Once you’ve captured the data, stop the trace (the stop script is at the bottom of this post as well) and move the capture to the test server.  On the test server, you’ll want to install the version of SQL Server that we’re going to move to (Hopefully SQL 2017 or newer).  Once SQL is installed, restore your production database then turn on the query store for that database (database properties).  You’ll also want to increase the size of the query store, 1000 Megs should be enough, but if it’s not, go ahead and make it bigger than that.

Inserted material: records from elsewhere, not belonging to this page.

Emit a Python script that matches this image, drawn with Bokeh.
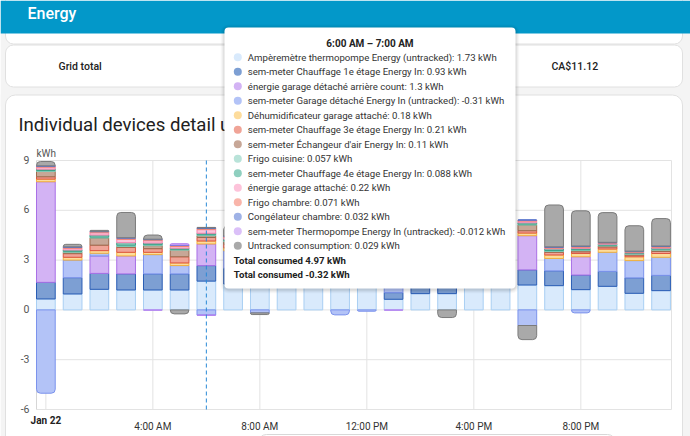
import numpy as np
from bokeh.plotting import figure
from bokeh.models import ColumnDataSource, FixedTicker, Range1d, Label, BoxAnnotation
from bokeh.core.properties import value
from bokeh.embed import file_html
from bokeh.resources import INLINE

# ---------------------------------------------------------------- data
hours = list(range(24))
x_tick_hours = [4, 8, 12, 16, 20]
x_tick_labels = ["4:00 AM", "8:00 AM", "12:00 PM", "4:00 PM", "8:00 PM"]
day_label = "Jan 22"
y_ticks = [-6, -3, 0, 3, 6, 9]
unit = "kWh"

series_names = [
    "Ampèremètre thermopompe Energy (untracked)",
    "sem-meter Chauffage 1e étage Energy In",
    "énergie garage détaché arrière count",
    "sem-meter Garage détaché Energy In (untracked)",
    "Déhumidificateur garage attaché",
    "sem-meter Chauffage 3e étage Energy In",
    "sem-meter Échangeur d'air Energy In",
    "Frigo cuisine",
    "sem-meter Chauffage 4e étage Energy In",
    "énergie garage attaché",
    "Frigo chambre",
    "Congélateur chambre",
    "sem-meter Thermopompe Energy In (untracked)",
    "Untracked consumption",
]

# hourly energy per device (kWh), hours 0..23
amperemetre = [0.66, 0.96, 1.24, 1.2, 1.2, 1.2, 1.734, 1.56, 1.7, 1.8, 1.75, 1.68,
               1.62, 0.64, 0.98, 0.98, 1.72, 1.66, 1.5, 1.46, 1.22, 1.42, 1.0, 1.16]
chauffage_1e = [1.0, 0.98, 0.96, 0.97, 0.97, 0.97, 0.934, 0.95, 0.62, 0.42, 0.36, 0.3,
                0.28, 0.4, 0.38, 0.52, 0.58, 0.74, 0.91, 0.89, 0.88, 0.9, 0.93, 0.92]
garage_detache_arriere = [6.06, 0, 1.05, 1.08, 0, 0, 1.304, 0, 0.9, 0, 0, 0.82,
                          0, 0, 0, 1.05, 0, 1.2, 2.06, 0, 1.1, 0, 0, 0]
garage_detache = [-5.02, 1.06, 0.16, 0, 1.16, 0.5, -0.31, 1.05, -0.18, 0.6, 0.55, -0.3,
                  -0.08, 0.5, 0.45, 0, 0.7, 0, -0.94, 0.75, -0.18, 1.15, 1.04, 1.09]
deshumidificateur = [0.16, 0.17, 0.16, 0.22, 0.14, 0.16, 0.18, 0.18, 0.15, 0.12, 0.12, 0.1,
                     0.1, 0.1, 0.12, 0.12, 0.14, 0.16, 0.16, 0.21, 0.2, 0.2, 0.23, 0.23]
chauffage_3e = [0.14, 0.22, 0.33, 0.3, 0.22, 0.37, 0.21, 0.22, 0.12, 0.1, 0.08, 0.08,
                0.08, 0.08, 0.08, 0.1, 0.1, 0.12, 0.14, 0.16, 0.1, 0.12, 0.1, 0.12]
echangeur_air = [0.32, 0.08, 0.43, 0.05, 0.18, 0.4, 0.11, 0.15, 0.1, 0.1, 0.1, 0.1,
                 0.1, 0.1, 0.1, 0.1, 0.1, 0.1, 0.34, 0.05, 0.08, 0.06, 0.05, 0.08]
frigo_cuisine = [0.06, 0.06, 0.06, 0.08, 0.06, 0.05, 0.057, 0.06, 0.06, 0.05, 0.06, 0.05,
                 0.06, 0.05, 0.06, 0.05, 0.06, 0.05, 0.06, 0.06, 0.05, 0.05, 0.05, 0.06]
chauffage_4e = [0.08, 0.08, 0.12, 0.15, 0.1, 0.07, 0.088, 0.09, 0.05, 0.04, 0.04, 0.04,
                0.04, 0.04, 0.05, 0.05, 0.06, 0.07, 0.08, 0.1, 0.08, 0.06, 0.04, 0.06]
garage_attache = [0.12, 0.1, 0.14, 0.2, 0.14, 0.1, 0.22, 0.1, 0.12, 0.1, 0.1, 0.08,
                  0.1, 0.1, 0.1, 0.1, 0.12, 0.1, 0.1, 0.04, 0.06, 0.04, 0.03, 0.05]
frigo_chambre = [0.05, 0.06, 0.06, 0.07, 0.06, 0.06, 0.071, 0.06, 0.07, 0.06, 0.06, 0.06,
                 0.06, 0.07, 0.06, 0.06, 0.06, 0.06, 0.05, 0.05, 0.05, 0.04, 0.04, 0.05]
congelateur = [0.03, 0.03, 0.03, 0.03, 0.03, 0.03, 0.032, 0.03, 0.03, 0.03, 0.03, 0.03,
               0.03, 0.03, 0.03, 0.03, 0.03, 0.03, 0.03, 0.03, 0.03, 0.03, 0.03, 0.03]
thermopompe = [0, 0, 0, 0, -0.02, 0.08, -0.012, 0, 0, 0, 0, 0,
               0, -0.02, 0, 0, 0, 0, 0, 0, 0, 0, 0, 0]
untracked = [0.26, 0.15, 0.05, 1.52, 0.25, -0.24, 0.029, 0.62, -0.1, 0.5, 0.6, 0.4,
             0.7, 0.6, 0.55, -0.46, 0.45, 0.5, -0.85, 2.52, 2.12, 1.79, 1.53, 1.65]

series_values = [amperemetre, chauffage_1e, garage_detache_arriere, garage_detache,
                 deshumidificateur, chauffage_3e, echangeur_air, frigo_cuisine,
                 chauffage_4e, garage_attache, frigo_chambre, congelateur,
                 thermopompe, untracked]

fill_colors = ["#d9eafc", "#7d9fd3", "#d3b3f4", "#b3c3f7", "#fddc9c", "#f0a497", "#c7a797",
               "#b9e3d9", "#8fcfbf", "#fdc3da", "#f9b5aa", "#9fb2e6", "#dbc0f8", "#a9a9a9"]
line_colors = ["#a9cff3", "#2a5db5", "#a970e6", "#7c93ec", "#f2b13c", "#dd5540", "#9c6b4e",
               "#7ccab6", "#3b9f86", "#f784b0", "#ef8574", "#5273cf", "#b27ff0", "#7b7b7b"]

selected_hour = 6

# ---------------------------------------------------------------- page geometry
W, H = 690, 436
FL, FR, FT, FB = 36, 671, 160, 409          # chart area edges on the page (px)
X0, X1 = -0.35, 23.39                       # hours shown across the chart area
Y0, Y1 = -6, 9                              # kWh shown down the chart area
FONT = "Roboto"
MEDIUM = "'Roboto Medium', Roboto"
GRID = "#e3e3e3"

# the plot frame spans the whole page; ranges are widened so that the
# chart area lands on the page rectangle above
px_per_h = (FR - FL) / (X1 - X0)
px_per_kwh = (FB - FT) / (Y1 - Y0)
x_range = Range1d(X0 - FL / px_per_h, X1 + (W - FR) / px_per_h)
y_range = Range1d(Y0 - (H - FB) / px_per_kwh, Y1 + FT / px_per_kwh)


def sx(px):
    return px


def sy(py):
    return H - py


# ---------------------------------------------------------------- stacked segments
vals = np.array(series_values, dtype=float)          # (series, hour)
pos = np.where(vals > 0, vals, 0.0)
neg = np.where(vals < 0, vals, 0.0)
pos_top = np.cumsum(pos, axis=0)
neg_bot = np.cumsum(neg, axis=0)

groups = {"mid": [], "top": [], "bottom": []}
for h in hours:
    pos_idx = [k for k in range(len(series_values)) if vals[k, h] > 0]
    neg_idx = [k for k in range(len(series_values)) if vals[k, h] < 0]
    for k in pos_idx:
        kind = "top" if k == pos_idx[-1] else "mid"
        groups[kind].append((h, pos_top[k, h] - vals[k, h], pos_top[k, h], k))
    for k in neg_idx:
        kind = "bottom" if k == neg_idx[-1] else "mid"
        groups[kind].append((h, neg_bot[k, h], neg_bot[k, h] - vals[k, h], k))


def seg_source(rows):
    return ColumnDataSource(dict(
        x=[r[0] for r in rows], bottom=[r[1] for r in rows], top=[r[2] for r in rows],
        fill=[fill_colors[r[3]] for r in rows], line=[line_colors[r[3]] for r in rows]))


# ---------------------------------------------------------------- figure
p = figure(width=W, height=H, output_backend="svg", toolbar_location=None,
           x_range=x_range, y_range=y_range, min_border=0)
p.background_fill_color = "white"
p.border_fill_color = "white"
p.outline_line_color = None
p.grid.visible = False
p.yaxis.visible = False

# grid lines limited to the chart area
grid_x = [0] + x_tick_hours
p.segment(x0=grid_x, x1=grid_x, y0=[Y0] * len(grid_x), y1=[Y1] * len(grid_x),
          line_color=GRID, line_width=1)
p.segment(x0=[X0] * len(y_ticks), x1=[X1] * len(y_ticks), y0=y_ticks, y1=y_ticks,
          line_color=GRID, line_width=1)
p.segment(x0=[X1], x1=[X1], y0=[Y0], y1=[Y1], line_color=GRID, line_width=1)
p.segment(x0=[X0], x1=[X0], y0=[Y0], y1=[Y1], line_color="#d6d6d6", line_width=1)

# y tick labels beside the chart area
p.text(x=[X0] * len(y_ticks), y=y_ticks, text=[str(t) for t in y_ticks],
       x_offset=-7, y_offset=-1, text_align="right", text_baseline="middle",
       text_font=value(FONT), text_font_size="10.5px", text_color="#555555")

radius = {"mid": 0, "top": (4, 4, 0, 0), "bottom": (0, 0, 4, 4)}
for kind, rows in groups.items():
    p.vbar(x="x", bottom="bottom", top="top", width=0.7, source=seg_source(rows),
           fill_color="fill", line_color="line", line_width=1, border_radius=radius[kind])

# hover cursor line over the selected hour
p.segment(x0=[selected_hour], x1=[selected_hour], y0=[Y0], y1=[Y1],
          line_color="#2a8ad6", line_dash="4 3", line_width=1)

# x axis pinned to the bottom of the chart area
p.xaxis.fixed_location = Y0
p.xaxis.ticker = FixedTicker(ticks=x_tick_hours)
p.xaxis.major_label_overrides = dict(zip(x_tick_hours, x_tick_labels))
p.xaxis.axis_line_color = None
p.xaxis.major_tick_line_color = None
p.xaxis.minor_tick_line_color = None
p.xaxis.major_label_text_font = FONT
p.xaxis.major_label_text_font_size = "10px"
p.xaxis.major_label_text_color = "#333333"
p.xaxis.major_label_standoff = 5


def box(left, top, right, bottom, fill=None, line=None, radius=0, alpha=1.0):
    b = BoxAnnotation(left=sx(left), right=sx(right), top=sy(top), bottom=sy(bottom),
                      left_units="screen", right_units="screen",
                      top_units="screen", bottom_units="screen",
                      fill_color=fill, fill_alpha=alpha if fill else 0,
                      line_color=line, line_alpha=1 if line else 0, line_width=1,
                      border_radius=radius)
    p.add_layout(b)
    return b


def text(px, py, s, size="11px", color="#212121", bold=False, align="left", font=FONT):
    lab = Label(x=sx(px), y=sy(py), x_units="screen", y_units="screen", text=s,
                text_font=font, text_font_size=size, text_color=color,
                text_font_style="bold" if bold else "normal",
                text_align=align, text_baseline="middle")
    p.add_layout(lab)
    return lab


# day label under the first tick
p.add_layout(Label(x=0, y=sy(419.5), x_units="data", y_units="screen", text=day_label,
                   text_font=FONT, text_font_size="10px", text_font_style="bold",
                   text_color="#222222", text_align="center", text_baseline="middle"))

# unit label above the y axis
text(36, 152.5, unit, size="10px", color="#555555")

# ---------------------------------------------------------------- page chrome
PAGE = "#f4f4f4"
CARD_LINE = "#e0e0e0"
box(0, 0, W, 106, fill=PAGE)
box(0, 94, 5, H, fill=PAGE)
box(682, 94, W, H, fill=PAGE)
box(5, -20, 682, 43.5, fill="white", line=CARD_LINE, radius=8)
box(5, 44.5, 682, 86.5, fill="white", line=CARD_LINE, radius=8)
box(5, 94.5, 682, 140, fill="white", radius=(10, 10, 0, 0))
box(5, 94.5, 682, 480, line=CARD_LINE, radius=10)
box(258, 434, 615, 470, fill="white", line="#d8d8d8", radius=8)
box(0, 0, W, 33, fill="#0398c9")

text(27, 13, "Energy", size="16px", color="white", font=MEDIUM)
text(58, 66, "Grid total", size="10.5px", font=MEDIUM)
text(551, 66, "CA$11.12", size="10.5px", font=MEDIUM)
text(18, 124, "Individual devices detail usage", size="18.6px")

# ---------------------------------------------------------------- tooltip
TL, TT, TR, TB = 224, 27, 515, 288
for d, a in [(4, 0.02), (3, 0.03), (2, 0.04), (1, 0.06)]:
    box(TL - d, TT - d + 1, TR + d, TB + d + 1, fill="#000000", radius=4 + d, alpha=a)
box(TL, TT, TR, TB, fill="white", radius=4)

h = selected_hour
text((TL + TR) / 2, 43, f"{h}:00 AM – {h + 1}:00 AM", size="10px", bold=True,
     align="center", color="#222222")


def fmt(v):
    s = f"{v:.3f}" if abs(v) < 0.1 else f"{v:.2f}"
    return s.rstrip("0").rstrip(".")


row0, step = 56.7, 14.5
for i, name in enumerate(series_names):
    yy = row0 + step * i
    box(233.3, yy - 4, 241.3, yy + 4, fill=fill_colors[i], radius=4)
    text(247.3, yy, f"{name}: {fmt(vals[i, h])} {unit}", size="9.65px", color="#333333")

total_pos = pos[:, h].sum()
total_neg = neg[:, h].sum()
n = len(series_names)
text(233.3, row0 + step * n, f"Total consumed {total_pos:.2f} {unit}", size="9.65px",
     bold=True, color="#222222")
text(233.3, row0 + step * (n + 1), f"Total consumed {total_neg:.2f} {unit}", size="9.65px",
     bold=True, color="#222222")

open("out.html", "w").write(file_html(p, INLINE))
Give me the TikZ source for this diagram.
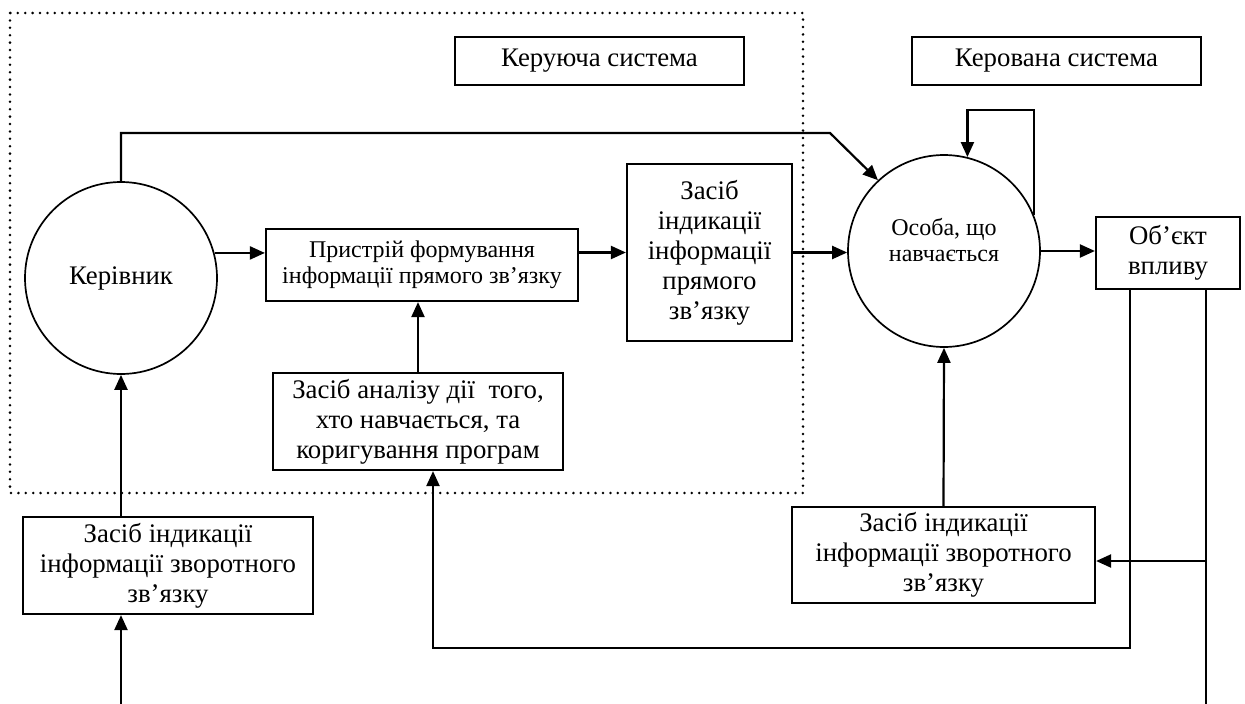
\documentclass[tikz,border=0pt]{standalone}
\usepackage{fontspec}
\setmainfont{Liberation Serif}
\usetikzlibrary{arrows.meta}
\newcommand{\bigtxt}{\fontsize{26.8pt}{30pt}\selectfont}
\newcommand{\smalltxt}{\fontsize{24pt}{25.5pt}\selectfont}
\begin{document}
\begin{tikzpicture}[x=1pt,y=-1pt,line width=2.2pt,
  >={Triangle[length=15pt,width=13pt]},
  blok/.style={draw,rectangle,inner sep=0pt,align=center,font=\bigtxt},
  kolo/.style={draw,circle,line width=1.7pt,inner sep=0pt,minimum size=192pt,align=center,font=\bigtxt},
  pole/.style={line width=2.8pt,line cap=round,dash pattern=on 0pt off 7.4pt}]
\useasboundingbox (0,0) rectangle (1245,704);

\draw[pole] (10,13) rectangle (803,493);

\node[blok,minimum width=289pt,minimum height=48pt] (ctrl) at (599.5,61) {Керуюча система};
\node[blok,minimum width=289pt,minimum height=48pt] (ctrd) at (1056.5,61) {Керована система};

\node[kolo] (boss) at (121,278) {Керівник};
\node[kolo,label={[font=\smalltxt,align=center,yshift=11pt]center:Особа, що\\навчається}] (learner) at (944,251) {};

\node[blok,font=\smalltxt,minimum width=312pt,minimum height=72pt] (form) at (422,265)
  {Пристрій формування\\інформації прямого зв'язку};
\node[blok,minimum width=165pt,minimum height=177pt] (ind) at (709.5,252.5)
  {Засіб\\індикації\\інформації\\прямого\\зв’язку};
\node[blok,minimum width=144pt,minimum height=72pt] (obj) at (1168,253) {Об’єкт\\впливу};
\node[blok,minimum width=290pt,minimum height=97pt] (ana) at (418,421.5)
  {Засіб аналізу дії\ \ того,\\хто навчається, та\\коригування програм};
\node[blok,minimum width=290pt,minimum height=97pt] (fbl) at (168,565.5)
  {Засіб індикації\\інформації зворотного\\зв’язку};
\node[blok,minimum width=303pt,minimum height=96pt] (fbr) at (943.5,555)
  {Засіб індикації\\інформації зворотного\\зв’язку};

\coordinate (corner) at (830,133);
\coordinate (loop) at (1000,110);
\coordinate (in) at (121,704);
\coordinate (back) at (433,648);
\coordinate (out) at (1206,704);
\coordinate (tap) at (1206,561);

\draw[->] (boss.north) |- (corner) -- (learner.133);
\draw[->] (boss.15) -- (boss.15 -| form.west);
\draw[->] (form.east |- ind.west) -- (ind.west);
\draw[->] (ind.east) -- (ind.east -| learner.west);
\draw[->] (learner.east) -- (learner.east -| obj.west);
\draw[->] (learner.22) |- (loop) -| (learner.76);
\draw[->] (ana.north) -- (ana.north |- form.south);
\draw[->] (boss.south |- fbl.north) -- (boss.south);
\draw[->] (in) -- (in |- fbl.south);
\draw[->] (fbr.north) -- (learner.south);
\draw[->] ([xshift=-38pt]obj.south) |- (back) -- (back |- ana.south);
\draw ([xshift=38pt]obj.south) -- (out);
\draw[->] (tap) -- (tap -| fbr.east);

\end{tikzpicture}
\end{document}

Once the query store is enabled (do NOT change the compatibility level yet), we’re ready for the first run of our profiler trace.

Checking for regressions

If you open SQL Profiler on the test server and open the first file of the trace.  Once that’s done, click the “Replay” drop-down menu, and then click “Start.” It’ll then prompt you to connect to a server. Enter the name of the test server.  It’s going to give you the option to use multiple threads, and you’ll probably want to switch to this option.

Once you are happy with these settings, click “OK” to start the replay.  Depending on how big the trace is, this might take a while. At a client, when I did this recently, we captured data for about 15 minutes, and it took about 7 hours to replay.

Once the replay is done, change the compatibility level to whatever version you plan to change the database to (usually the newest compatibility level).

At this point, we need to rerun the trace again.  Once the trace is done, we can go into the query store and see if things regressed.  Microsoft has made looking for regressed queries very easy; there’s a query store report you can open up. If you open the “Regressed Queries” report, it’ll show you all the queries that had plans that regressed to do changes in the SQL Server engine.  You can then investigate these queries and hint them or rewrite them to fix them.  Once those queries are all fixed, the system can be upgraded.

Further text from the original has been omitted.